[WHAT IS ASKED]
Without the pictures, return exactly the lines from the one with "Emit a Python" through the one with "ax = fig.add_axes([0.1673, 0.2723, 0.857, 0.6144])". Both end lines belong in the copy.

* * *

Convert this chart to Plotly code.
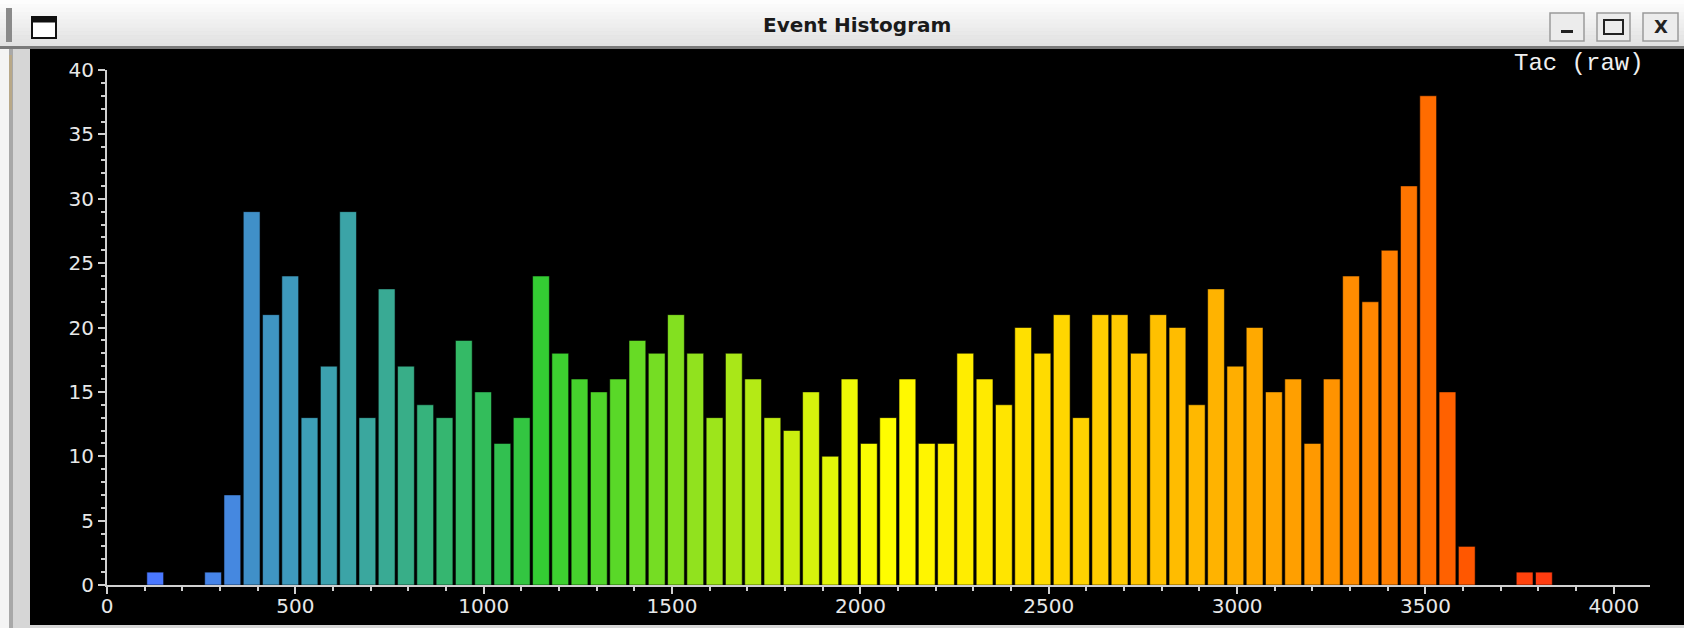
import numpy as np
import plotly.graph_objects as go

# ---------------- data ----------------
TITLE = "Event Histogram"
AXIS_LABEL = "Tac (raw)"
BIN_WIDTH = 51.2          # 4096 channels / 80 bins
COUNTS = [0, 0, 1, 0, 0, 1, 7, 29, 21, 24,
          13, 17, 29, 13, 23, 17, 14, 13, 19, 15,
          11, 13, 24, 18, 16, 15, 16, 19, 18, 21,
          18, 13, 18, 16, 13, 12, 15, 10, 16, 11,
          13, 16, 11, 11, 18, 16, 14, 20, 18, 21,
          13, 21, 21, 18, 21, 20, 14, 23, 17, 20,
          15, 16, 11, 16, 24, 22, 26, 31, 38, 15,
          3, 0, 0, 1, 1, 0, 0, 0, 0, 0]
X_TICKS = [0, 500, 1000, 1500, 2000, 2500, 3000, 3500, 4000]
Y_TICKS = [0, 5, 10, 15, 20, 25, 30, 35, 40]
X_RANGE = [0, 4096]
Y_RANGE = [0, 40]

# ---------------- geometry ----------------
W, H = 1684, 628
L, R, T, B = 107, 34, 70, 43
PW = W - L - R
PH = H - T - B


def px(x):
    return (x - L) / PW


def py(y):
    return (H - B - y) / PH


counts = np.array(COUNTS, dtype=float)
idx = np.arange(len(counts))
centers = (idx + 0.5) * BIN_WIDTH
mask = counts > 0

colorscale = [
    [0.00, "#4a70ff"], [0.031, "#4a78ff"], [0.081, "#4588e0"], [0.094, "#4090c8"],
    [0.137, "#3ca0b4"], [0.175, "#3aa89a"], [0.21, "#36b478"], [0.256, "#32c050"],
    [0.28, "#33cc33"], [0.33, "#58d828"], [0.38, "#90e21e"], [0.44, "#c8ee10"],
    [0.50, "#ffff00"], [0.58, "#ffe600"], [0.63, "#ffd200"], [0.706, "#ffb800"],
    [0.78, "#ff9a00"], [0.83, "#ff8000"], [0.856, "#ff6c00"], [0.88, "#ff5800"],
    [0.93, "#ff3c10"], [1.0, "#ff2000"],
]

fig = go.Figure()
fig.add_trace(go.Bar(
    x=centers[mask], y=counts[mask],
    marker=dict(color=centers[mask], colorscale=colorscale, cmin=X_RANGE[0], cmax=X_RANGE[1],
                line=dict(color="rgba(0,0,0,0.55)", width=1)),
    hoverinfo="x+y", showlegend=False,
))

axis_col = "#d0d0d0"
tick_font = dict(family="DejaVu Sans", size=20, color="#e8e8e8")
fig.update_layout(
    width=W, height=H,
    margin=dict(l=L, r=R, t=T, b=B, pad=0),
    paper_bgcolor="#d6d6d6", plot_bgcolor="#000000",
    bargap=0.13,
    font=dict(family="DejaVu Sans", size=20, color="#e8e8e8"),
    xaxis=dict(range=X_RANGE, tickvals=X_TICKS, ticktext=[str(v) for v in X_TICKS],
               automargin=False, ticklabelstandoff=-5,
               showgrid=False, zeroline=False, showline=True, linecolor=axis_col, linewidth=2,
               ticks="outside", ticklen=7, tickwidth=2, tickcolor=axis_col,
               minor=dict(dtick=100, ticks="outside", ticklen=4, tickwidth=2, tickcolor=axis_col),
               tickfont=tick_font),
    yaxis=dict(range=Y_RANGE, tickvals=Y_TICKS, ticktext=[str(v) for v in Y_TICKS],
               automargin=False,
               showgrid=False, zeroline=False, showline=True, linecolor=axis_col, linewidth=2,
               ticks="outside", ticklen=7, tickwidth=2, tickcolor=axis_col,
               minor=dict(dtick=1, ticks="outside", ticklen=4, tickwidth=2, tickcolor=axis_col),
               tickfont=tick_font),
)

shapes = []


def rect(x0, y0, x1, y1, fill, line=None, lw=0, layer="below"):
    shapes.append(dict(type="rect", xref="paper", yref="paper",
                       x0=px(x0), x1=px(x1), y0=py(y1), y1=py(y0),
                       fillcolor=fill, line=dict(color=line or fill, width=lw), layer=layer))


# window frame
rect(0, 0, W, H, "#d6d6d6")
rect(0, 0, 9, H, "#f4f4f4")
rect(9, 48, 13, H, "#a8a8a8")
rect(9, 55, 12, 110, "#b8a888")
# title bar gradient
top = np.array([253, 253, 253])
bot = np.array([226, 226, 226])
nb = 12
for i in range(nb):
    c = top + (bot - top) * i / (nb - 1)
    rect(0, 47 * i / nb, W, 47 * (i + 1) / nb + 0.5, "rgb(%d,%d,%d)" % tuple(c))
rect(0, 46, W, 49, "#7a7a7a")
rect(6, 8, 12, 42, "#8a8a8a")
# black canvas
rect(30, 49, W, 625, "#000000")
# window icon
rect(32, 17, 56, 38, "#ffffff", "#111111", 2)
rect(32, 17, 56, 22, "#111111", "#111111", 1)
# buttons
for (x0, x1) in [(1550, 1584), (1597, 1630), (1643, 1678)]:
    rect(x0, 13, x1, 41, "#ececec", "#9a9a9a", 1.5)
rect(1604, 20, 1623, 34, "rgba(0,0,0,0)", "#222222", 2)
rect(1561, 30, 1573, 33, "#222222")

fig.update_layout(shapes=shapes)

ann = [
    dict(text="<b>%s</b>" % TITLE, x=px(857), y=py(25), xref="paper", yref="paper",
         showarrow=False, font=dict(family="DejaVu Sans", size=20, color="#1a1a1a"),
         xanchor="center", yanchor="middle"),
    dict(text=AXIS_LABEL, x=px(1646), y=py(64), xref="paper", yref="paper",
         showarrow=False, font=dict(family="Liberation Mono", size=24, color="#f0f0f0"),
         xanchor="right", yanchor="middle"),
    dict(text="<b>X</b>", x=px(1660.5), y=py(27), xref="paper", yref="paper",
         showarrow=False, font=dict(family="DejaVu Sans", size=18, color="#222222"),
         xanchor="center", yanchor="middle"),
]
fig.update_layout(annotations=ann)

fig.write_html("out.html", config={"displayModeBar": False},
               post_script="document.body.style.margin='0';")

* * *

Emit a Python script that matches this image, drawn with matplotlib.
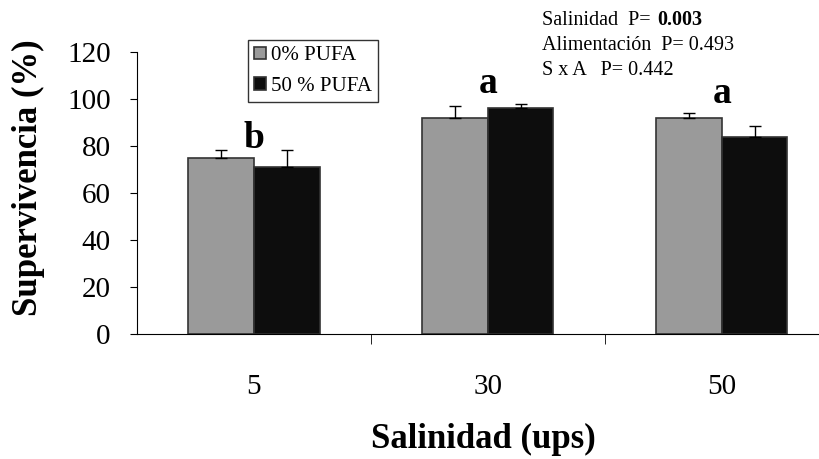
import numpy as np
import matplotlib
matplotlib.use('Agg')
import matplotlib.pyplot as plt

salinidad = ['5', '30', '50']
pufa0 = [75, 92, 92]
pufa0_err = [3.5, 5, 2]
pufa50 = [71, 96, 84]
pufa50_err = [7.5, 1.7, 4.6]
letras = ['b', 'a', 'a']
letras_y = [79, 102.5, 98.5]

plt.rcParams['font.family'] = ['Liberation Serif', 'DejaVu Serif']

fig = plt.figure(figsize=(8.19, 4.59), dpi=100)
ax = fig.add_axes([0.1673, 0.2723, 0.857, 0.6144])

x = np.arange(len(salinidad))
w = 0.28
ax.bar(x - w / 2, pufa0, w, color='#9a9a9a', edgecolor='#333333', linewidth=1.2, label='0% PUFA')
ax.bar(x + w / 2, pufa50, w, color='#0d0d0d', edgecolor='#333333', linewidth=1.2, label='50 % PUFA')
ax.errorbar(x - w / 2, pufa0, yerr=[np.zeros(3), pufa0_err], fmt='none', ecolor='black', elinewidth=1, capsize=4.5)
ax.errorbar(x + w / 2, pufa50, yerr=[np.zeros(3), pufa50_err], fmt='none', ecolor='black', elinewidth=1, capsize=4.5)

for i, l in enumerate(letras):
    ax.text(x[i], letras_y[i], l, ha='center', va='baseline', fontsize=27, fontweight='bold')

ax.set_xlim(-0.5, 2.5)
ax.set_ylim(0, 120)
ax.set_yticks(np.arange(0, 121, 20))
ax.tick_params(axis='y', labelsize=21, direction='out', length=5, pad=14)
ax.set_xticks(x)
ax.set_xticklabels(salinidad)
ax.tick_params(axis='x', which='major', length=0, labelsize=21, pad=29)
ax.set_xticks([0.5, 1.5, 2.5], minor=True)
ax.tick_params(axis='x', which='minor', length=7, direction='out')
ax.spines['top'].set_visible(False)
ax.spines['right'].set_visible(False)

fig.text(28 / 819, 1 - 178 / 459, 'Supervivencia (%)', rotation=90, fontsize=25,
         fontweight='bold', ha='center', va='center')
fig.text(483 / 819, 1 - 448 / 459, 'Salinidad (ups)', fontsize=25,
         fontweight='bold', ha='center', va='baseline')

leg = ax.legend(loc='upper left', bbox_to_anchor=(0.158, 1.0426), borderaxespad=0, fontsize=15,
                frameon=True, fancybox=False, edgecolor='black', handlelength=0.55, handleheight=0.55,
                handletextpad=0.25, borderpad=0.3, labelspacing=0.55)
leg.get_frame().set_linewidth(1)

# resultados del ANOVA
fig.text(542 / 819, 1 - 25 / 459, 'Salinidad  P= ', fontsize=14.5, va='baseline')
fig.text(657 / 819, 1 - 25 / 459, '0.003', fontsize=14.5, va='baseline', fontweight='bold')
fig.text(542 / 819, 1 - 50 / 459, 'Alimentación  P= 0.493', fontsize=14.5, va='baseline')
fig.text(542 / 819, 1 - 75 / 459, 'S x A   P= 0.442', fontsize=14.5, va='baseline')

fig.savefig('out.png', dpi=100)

* * *

[CORRECT RESULT]
Emit a Python script that matches this image, drawn with matplotlib.
import numpy as np
import matplotlib
matplotlib.use('Agg')
import matplotlib.pyplot as plt

salinidad = ['5', '30', '50']
pufa0 = [75, 92, 92]
pufa0_err = [3.5, 5, 2]
pufa50 = [71, 96, 84]
pufa50_err = [7.5, 1.7, 4.6]
letras = ['b', 'a', 'a']
letras_y = [79, 102.5, 98.5]

plt.rcParams['font.family'] = ['Liberation Serif', 'DejaVu Serif']

fig = plt.figure(figsize=(8.19, 4.59), dpi=100)
ax = fig.add_axes([0.1673, 0.2723, 0.857, 0.6144])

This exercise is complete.